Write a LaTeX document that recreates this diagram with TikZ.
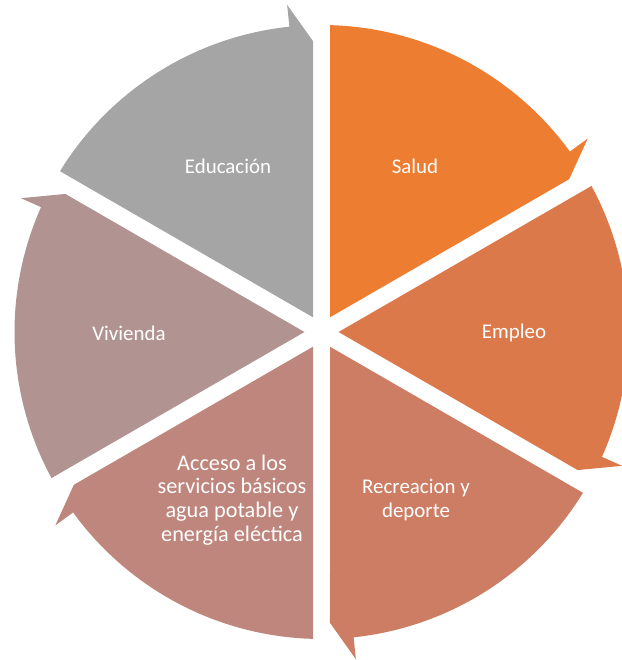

· · ·

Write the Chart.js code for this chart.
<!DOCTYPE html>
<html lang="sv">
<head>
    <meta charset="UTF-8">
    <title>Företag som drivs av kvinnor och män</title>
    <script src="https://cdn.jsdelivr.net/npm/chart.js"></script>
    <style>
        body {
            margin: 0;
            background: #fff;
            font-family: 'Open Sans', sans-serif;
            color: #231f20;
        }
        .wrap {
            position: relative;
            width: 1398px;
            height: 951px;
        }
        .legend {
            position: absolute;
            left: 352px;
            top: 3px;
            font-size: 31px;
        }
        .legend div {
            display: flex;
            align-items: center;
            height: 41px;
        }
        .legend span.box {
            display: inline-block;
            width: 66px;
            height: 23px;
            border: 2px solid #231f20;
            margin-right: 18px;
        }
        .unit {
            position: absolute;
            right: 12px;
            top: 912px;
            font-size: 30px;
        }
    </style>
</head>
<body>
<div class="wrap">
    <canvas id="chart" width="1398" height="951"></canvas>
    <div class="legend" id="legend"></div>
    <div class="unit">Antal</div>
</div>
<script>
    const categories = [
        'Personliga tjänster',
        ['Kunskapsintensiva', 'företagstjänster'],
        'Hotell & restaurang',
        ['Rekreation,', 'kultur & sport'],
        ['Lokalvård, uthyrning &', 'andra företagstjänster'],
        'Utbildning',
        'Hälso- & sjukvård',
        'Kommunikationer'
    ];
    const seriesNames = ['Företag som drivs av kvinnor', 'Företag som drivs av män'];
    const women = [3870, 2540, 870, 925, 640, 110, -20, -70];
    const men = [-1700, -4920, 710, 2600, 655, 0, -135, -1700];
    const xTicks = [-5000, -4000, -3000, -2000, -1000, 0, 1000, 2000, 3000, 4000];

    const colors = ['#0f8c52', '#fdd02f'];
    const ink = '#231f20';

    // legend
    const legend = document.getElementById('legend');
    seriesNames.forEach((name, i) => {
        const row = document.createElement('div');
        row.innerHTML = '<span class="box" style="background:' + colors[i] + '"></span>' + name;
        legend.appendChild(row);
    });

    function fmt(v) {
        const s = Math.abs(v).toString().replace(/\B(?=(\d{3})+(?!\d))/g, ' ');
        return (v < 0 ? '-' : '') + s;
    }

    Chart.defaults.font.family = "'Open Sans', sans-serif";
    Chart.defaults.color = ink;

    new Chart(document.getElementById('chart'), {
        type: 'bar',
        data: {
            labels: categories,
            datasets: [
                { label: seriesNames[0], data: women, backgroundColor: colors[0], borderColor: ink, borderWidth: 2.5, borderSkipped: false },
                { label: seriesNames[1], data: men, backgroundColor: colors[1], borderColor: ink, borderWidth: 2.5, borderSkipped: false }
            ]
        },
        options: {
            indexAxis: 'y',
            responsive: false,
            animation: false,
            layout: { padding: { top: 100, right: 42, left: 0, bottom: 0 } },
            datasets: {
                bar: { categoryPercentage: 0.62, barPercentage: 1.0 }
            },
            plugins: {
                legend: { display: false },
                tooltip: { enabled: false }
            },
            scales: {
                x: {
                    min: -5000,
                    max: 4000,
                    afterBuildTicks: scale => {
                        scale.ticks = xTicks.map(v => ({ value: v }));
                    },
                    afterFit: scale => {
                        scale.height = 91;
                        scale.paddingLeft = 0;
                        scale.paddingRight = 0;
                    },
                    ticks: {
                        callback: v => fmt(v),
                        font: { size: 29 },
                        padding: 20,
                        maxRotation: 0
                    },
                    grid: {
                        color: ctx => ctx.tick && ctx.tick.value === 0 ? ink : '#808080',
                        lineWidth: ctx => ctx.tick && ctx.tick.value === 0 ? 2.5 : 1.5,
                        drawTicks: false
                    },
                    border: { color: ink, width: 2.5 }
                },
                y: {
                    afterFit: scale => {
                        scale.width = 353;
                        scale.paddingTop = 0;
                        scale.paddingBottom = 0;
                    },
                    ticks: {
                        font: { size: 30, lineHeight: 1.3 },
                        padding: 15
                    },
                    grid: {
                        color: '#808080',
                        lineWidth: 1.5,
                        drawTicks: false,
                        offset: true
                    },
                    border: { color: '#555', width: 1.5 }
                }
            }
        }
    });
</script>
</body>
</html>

· · ·

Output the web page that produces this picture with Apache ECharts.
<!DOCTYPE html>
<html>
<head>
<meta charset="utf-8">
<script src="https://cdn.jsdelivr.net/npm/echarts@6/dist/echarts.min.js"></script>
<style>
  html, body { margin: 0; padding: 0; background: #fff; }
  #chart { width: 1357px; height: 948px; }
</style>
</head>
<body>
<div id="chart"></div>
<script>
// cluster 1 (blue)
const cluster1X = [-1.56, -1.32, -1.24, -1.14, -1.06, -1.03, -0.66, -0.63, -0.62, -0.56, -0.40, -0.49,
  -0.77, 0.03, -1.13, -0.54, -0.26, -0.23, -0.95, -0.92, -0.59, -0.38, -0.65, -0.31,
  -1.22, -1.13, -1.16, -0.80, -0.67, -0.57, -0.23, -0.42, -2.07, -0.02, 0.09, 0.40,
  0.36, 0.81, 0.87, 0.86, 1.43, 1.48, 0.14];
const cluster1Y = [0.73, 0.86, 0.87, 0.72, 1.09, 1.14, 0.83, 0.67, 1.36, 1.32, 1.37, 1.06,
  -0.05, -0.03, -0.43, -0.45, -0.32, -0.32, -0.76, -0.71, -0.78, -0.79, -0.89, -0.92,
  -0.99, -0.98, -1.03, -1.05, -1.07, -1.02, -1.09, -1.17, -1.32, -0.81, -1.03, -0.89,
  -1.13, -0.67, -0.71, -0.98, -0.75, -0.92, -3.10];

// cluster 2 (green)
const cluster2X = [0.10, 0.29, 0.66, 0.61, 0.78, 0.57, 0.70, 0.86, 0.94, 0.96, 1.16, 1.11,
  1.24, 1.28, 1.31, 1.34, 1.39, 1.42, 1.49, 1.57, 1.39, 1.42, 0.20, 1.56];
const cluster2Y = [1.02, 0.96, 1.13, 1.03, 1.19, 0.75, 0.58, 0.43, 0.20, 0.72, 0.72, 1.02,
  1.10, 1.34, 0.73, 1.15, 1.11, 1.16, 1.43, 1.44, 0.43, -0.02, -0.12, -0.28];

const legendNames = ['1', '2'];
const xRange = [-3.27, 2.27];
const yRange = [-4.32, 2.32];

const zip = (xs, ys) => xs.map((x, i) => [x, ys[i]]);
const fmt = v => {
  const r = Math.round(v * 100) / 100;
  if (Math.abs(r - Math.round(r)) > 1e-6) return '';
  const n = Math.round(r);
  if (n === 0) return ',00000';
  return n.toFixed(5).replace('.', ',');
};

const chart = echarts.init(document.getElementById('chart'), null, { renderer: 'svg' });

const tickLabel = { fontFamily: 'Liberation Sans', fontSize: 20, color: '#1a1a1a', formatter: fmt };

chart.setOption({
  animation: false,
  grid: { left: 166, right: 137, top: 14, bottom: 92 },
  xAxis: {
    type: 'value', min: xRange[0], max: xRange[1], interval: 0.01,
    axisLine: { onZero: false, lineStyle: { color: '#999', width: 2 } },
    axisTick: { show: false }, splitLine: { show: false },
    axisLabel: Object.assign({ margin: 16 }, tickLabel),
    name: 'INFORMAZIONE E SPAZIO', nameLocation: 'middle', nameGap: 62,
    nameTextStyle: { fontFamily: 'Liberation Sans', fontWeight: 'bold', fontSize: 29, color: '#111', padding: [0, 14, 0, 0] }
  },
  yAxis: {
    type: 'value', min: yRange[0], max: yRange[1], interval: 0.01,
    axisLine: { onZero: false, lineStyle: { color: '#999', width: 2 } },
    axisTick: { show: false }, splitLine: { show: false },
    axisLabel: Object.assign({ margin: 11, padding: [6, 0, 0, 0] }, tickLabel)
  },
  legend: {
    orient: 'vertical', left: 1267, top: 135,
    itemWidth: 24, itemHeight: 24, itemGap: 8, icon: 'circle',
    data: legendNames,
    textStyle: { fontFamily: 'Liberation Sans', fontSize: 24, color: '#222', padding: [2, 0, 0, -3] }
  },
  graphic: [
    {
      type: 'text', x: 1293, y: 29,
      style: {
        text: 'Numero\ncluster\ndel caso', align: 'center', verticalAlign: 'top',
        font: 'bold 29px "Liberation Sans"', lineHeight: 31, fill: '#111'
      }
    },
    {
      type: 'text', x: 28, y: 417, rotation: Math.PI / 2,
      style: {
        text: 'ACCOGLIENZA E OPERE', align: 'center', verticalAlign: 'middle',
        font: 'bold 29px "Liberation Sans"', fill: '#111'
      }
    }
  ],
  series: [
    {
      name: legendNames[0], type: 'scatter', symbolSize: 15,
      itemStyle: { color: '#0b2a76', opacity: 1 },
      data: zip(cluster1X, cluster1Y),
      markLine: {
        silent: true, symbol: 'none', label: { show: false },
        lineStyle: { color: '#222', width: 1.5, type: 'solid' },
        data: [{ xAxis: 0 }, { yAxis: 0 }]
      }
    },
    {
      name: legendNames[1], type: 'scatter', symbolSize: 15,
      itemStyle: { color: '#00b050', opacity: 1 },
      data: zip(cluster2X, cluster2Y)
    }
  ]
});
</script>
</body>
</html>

· · ·

**Task statement**
Examine the listing and say how many of its lines contain the string "document". Give the number alone.

**Exercise result**
5